╭──
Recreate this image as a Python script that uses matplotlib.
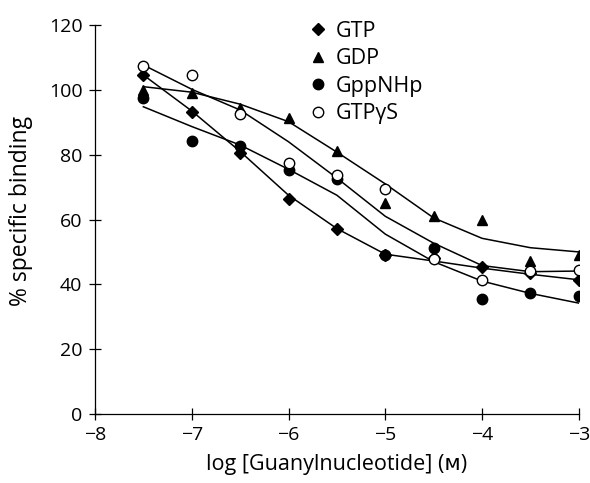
import matplotlib
matplotlib.use("Agg")
import matplotlib.pyplot as plt

plt.rcParams['font.family'] = ['Open Sans', 'DejaVu Sans']

# log concentration
conc = [-7.5, -7.0, -6.5, -6.0, -5.5, -5.0, -4.5, -4.0, -3.5, -3.0]

# measured points (% specific binding)
gtp = [104.5, 93.3, 80.5, 66.3, 57.2, 49.0, 48.0, 45.2, 43.4, 41.2]
gdp = [100.0, 99.2, 94.5, 91.3, 81.0, 65.0, 61.0, 60.0, 47.3, 48.9]
gppnhp = [97.4, 84.3, 82.8, 75.3, 72.4, 49.2, 51.2, 35.6, 37.4, 36.4]
gtpgs = [107.4, 104.6, 92.6, 77.4, 73.6, 69.4, 47.7, 41.4, 44.1, 44.3]

# fitted curves
gtp_fit = [104.6, 93.5, 81.0, 67.5, 57.2, 49.3, 47.2, 45.0, 43.1, 41.4]
gdp_fit = [101.0, 99.3, 95.6, 90.2, 80.8, 71.0, 60.5, 54.2, 51.3, 50.0]
gppnhp_fit = [94.8, 88.7, 83.0, 75.5, 67.5, 55.5, 47.0, 41.0, 37.2, 34.2]
gtpgs_fit = [107.7, 100.2, 93.8, 84.0, 72.8, 61.0, 52.7, 45.8, 43.9, 44.1]

fig = plt.figure(figsize=(5.9, 4.83), dpi=100)
ax = fig.add_axes([0.161, 0.143, 0.82, 0.805])

for fit in [gtp_fit, gdp_fit, gppnhp_fit, gtpgs_fit]:
    ax.plot(conc, fit, color='black', lw=1.1, zorder=2)

ax.plot(conc, gtp, 'D', color='black', ms=6, ls='none', label='GTP', zorder=3)
ax.plot(conc, gdp, '^', color='black', ms=7.5, ls='none', label='GDP', zorder=3)
ax.plot(conc, gppnhp, 'o', color='black', ms=7.5, ls='none', label='GppNHp', zorder=3)
ax.plot(conc, gtpgs, 'o', mfc='white', mec='black', mew=1.0, ms=7.5, ls='none',
        label='GTP\u03b3S', zorder=3)

ax.set_xlim(-8, -3)
ax.set_ylim(0, 120)
ax.set_xticks([-8, -7, -6, -5, -4, -3])
ax.set_xticklabels(['\u22128', '\u22127', '\u22126', '\u22125', '\u22124', '\u22123'])
ax.set_yticks([0, 20, 40, 60, 80, 100, 120])
ax.tick_params(direction='inout', length=8, width=0.9, labelsize=14, pad=5)
for s in ['top', 'right']:
    ax.spines[s].set_visible(False)
for s in ['left', 'bottom']:
    ax.spines[s].set_linewidth(0.9)

ax.set_xlabel('log [Guanylnucleotide] (\u1d0d)', fontsize=15.5, labelpad=7)
ax.set_ylabel('% specific binding', fontsize=16.5)
ax.yaxis.set_label_coords(-0.128, 0.522)

ax.legend(loc='upper left', bbox_to_anchor=(0.415, 1.05), frameon=False,
          fontsize=15.5, handlelength=0.7, handletextpad=0.45, labelspacing=0.3,
          borderpad=0.2)

fig.savefig('out.png', dpi=100)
╰──
• [Exercise description] Up to and including the line with "ax = fig.add_axes([0.161, 0.143, 0.82, 0.805])", copy the data above from its first line. Skip pictures.

• [Answer]
Recreate this image as a Python script that uses matplotlib.
import matplotlib
matplotlib.use("Agg")
import matplotlib.pyplot as plt

plt.rcParams['font.family'] = ['Open Sans', 'DejaVu Sans']

# log concentration
conc = [-7.5, -7.0, -6.5, -6.0, -5.5, -5.0, -4.5, -4.0, -3.5, -3.0]

# measured points (% specific binding)
gtp = [104.5, 93.3, 80.5, 66.3, 57.2, 49.0, 48.0, 45.2, 43.4, 41.2]
gdp = [100.0, 99.2, 94.5, 91.3, 81.0, 65.0, 61.0, 60.0, 47.3, 48.9]
gppnhp = [97.4, 84.3, 82.8, 75.3, 72.4, 49.2, 51.2, 35.6, 37.4, 36.4]
gtpgs = [107.4, 104.6, 92.6, 77.4, 73.6, 69.4, 47.7, 41.4, 44.1, 44.3]

# fitted curves
gtp_fit = [104.6, 93.5, 81.0, 67.5, 57.2, 49.3, 47.2, 45.0, 43.1, 41.4]
gdp_fit = [101.0, 99.3, 95.6, 90.2, 80.8, 71.0, 60.5, 54.2, 51.3, 50.0]
gppnhp_fit = [94.8, 88.7, 83.0, 75.5, 67.5, 55.5, 47.0, 41.0, 37.2, 34.2]
gtpgs_fit = [107.7, 100.2, 93.8, 84.0, 72.8, 61.0, 52.7, 45.8, 43.9, 44.1]

fig = plt.figure(figsize=(5.9, 4.83), dpi=100)
ax = fig.add_axes([0.161, 0.143, 0.82, 0.805])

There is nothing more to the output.